Le vocabulaire a trahi la discipline. On a laissé s’installer l’idée que tout risque pouvait être accepté, tant qu’il était formalisé dans un document, validé en comité et assorti d’un plan vague à horizon indéfini. On a remplacé la rigueur technique par des tableaux, la solidité par des justifications, la prévention par de la narration. Résultat : des systèmes qui tiennent tant que rien ne se passe… et qui s’effondrent dès que la réalité frappe.

Dans le monde physique, personne n’accepterait ce raisonnement. Personne n’expliquerait qu’un immeuble peut rester exploité malgré des défauts structurels majeurs parce que “le risque a été évalué”. Personne ne dirait que l’on peut vivre avec une installation électrique dangereuse sous prétexte que la probabilité d’un accident est faible. En informatique, pourtant, cette logique est devenue normale.

Chaque fuite récente raconte la même histoire. Des données personnelles exposées, parfois anciennes, toujours exploitables. Des institutions qui minimisent parce que “ce ne sont que” des coordonnées, des identifiants, des historiques. Comme si ces informations n’étaient pas précisément la matière première des arnaques, des fraudes, du phishing ciblé et de l’ingénierie sociale. Comme si la valeur d’une donnée se limitait à son usage immédiat, et non à ce qu’elle permet de construire.

Une inquiétante banalisation

À force de présenter ces incidents comme inévitables, on finit par les rendre acceptables. À force de rassurer, on anesthésie. À force de communiquer, on évite de corriger. Et pendant ce temps, les mêmes causes produisent les mêmes effets. Les architectures restent complexes. Les responsabilités restent diluées. Les dépendances restent opaques. Et les citoyens, eux, encaissent.

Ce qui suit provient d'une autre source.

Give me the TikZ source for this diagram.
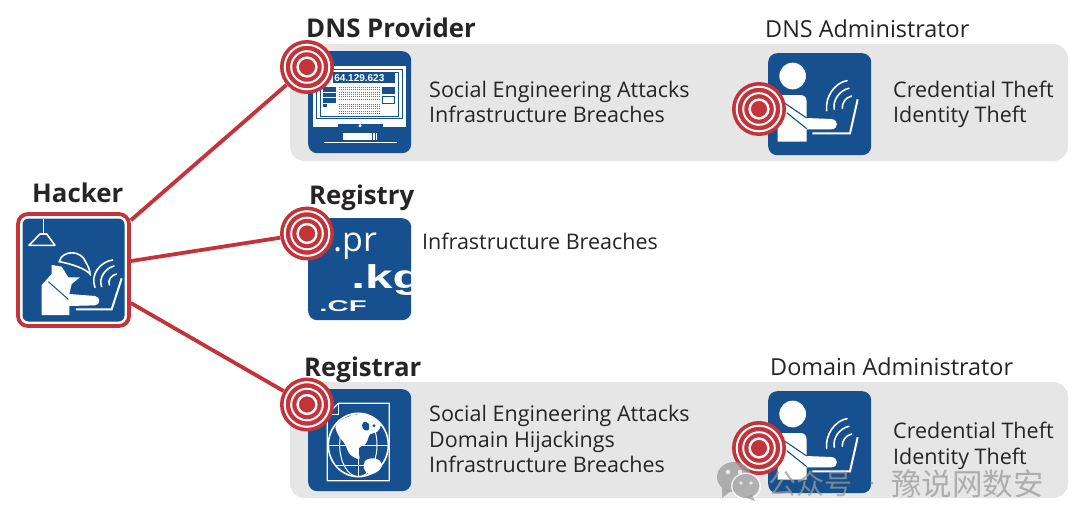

La conformité n’a rien arrangé. On a fait croire que respecter un cadre réglementaire suffisait à être en sécurité. ISO, NIS2, DORA, RGPD : autant de textes nécessaires, mais largement insuffisants. La conformité décrit un état administratif, pas un état réel. Elle ne rend pas un système robuste. Elle ne corrige pas un modèle d’accès défaillant. Elle ne supprime pas une dépendance toxique. On peut être parfaitement conforme et dangereusement vulnérable.

Le cœur du problème est là : la sécurité informatique a été pensée comme un sujet de gouvernance, alors qu’elle reste avant tout un sujet d’ingénierie. On ne sécurise pas un système par décision. On le sécurise par conception. Et ce qui est mal conçu ne se rattrape jamais avec des comités ou des tableaux de risques.

Les consultants ont prospéré sur cette ambiguïté. Ils parlent de stratégie, d’alignement, de maturité. Rarement de simplicité. Rarement de réduction de surface d’attaque. Rarement de décisions radicales mais nécessaires. Le discours est lisse, rassurant, présentable en comité exécutif. La réalité, elle, continue de fuir.

À chaque incident, on cherche un responsable externe. Le hacker. Le groupe. Le forum. Mais le plus souvent, l’attaquant n’a fait qu’ouvrir une porte déjà entrouverte. La vraie responsabilité se situe en amont, dans ces décisions silencieuses où l’on a préféré accepter plutôt que corriger. Là où l’on a choisi le confort du court terme au détriment de la solidité du long terme.

Il est temps de poser la seule question qui compte vraiment : quels risques n’aurions-nous jamais dû accepter ?

Pas ceux qui sont politiquement coûteux. Pas ceux qui font peur dans un rapport. Ceux qui, une fois réalisés, abîment durablement la confiance, la crédibilité et parfois l’existence même des organisations.

La cybersécurité ne manque pas de normes mais de courage

Le courage de dire que certains systèmes doivent être repensés. Que certaines architectures doivent être simplifiées. Que certaines dépendances doivent être coupées. Que certaines décisions business sont incompatibles avec une protection minimale des données.

Les fuites de données en série ne sont pas une fatalité technologique. Elles sont le symptôme d’un renoncement collectif. Tant que l’on continuera à appeler “gestion du risque” ce qui ressemble de plus en plus à une abdication, rien ne changera. Et la prochaine fuite, comme les précédentes, sera “surprenante”, “regrettable”… et parfaitement évitable.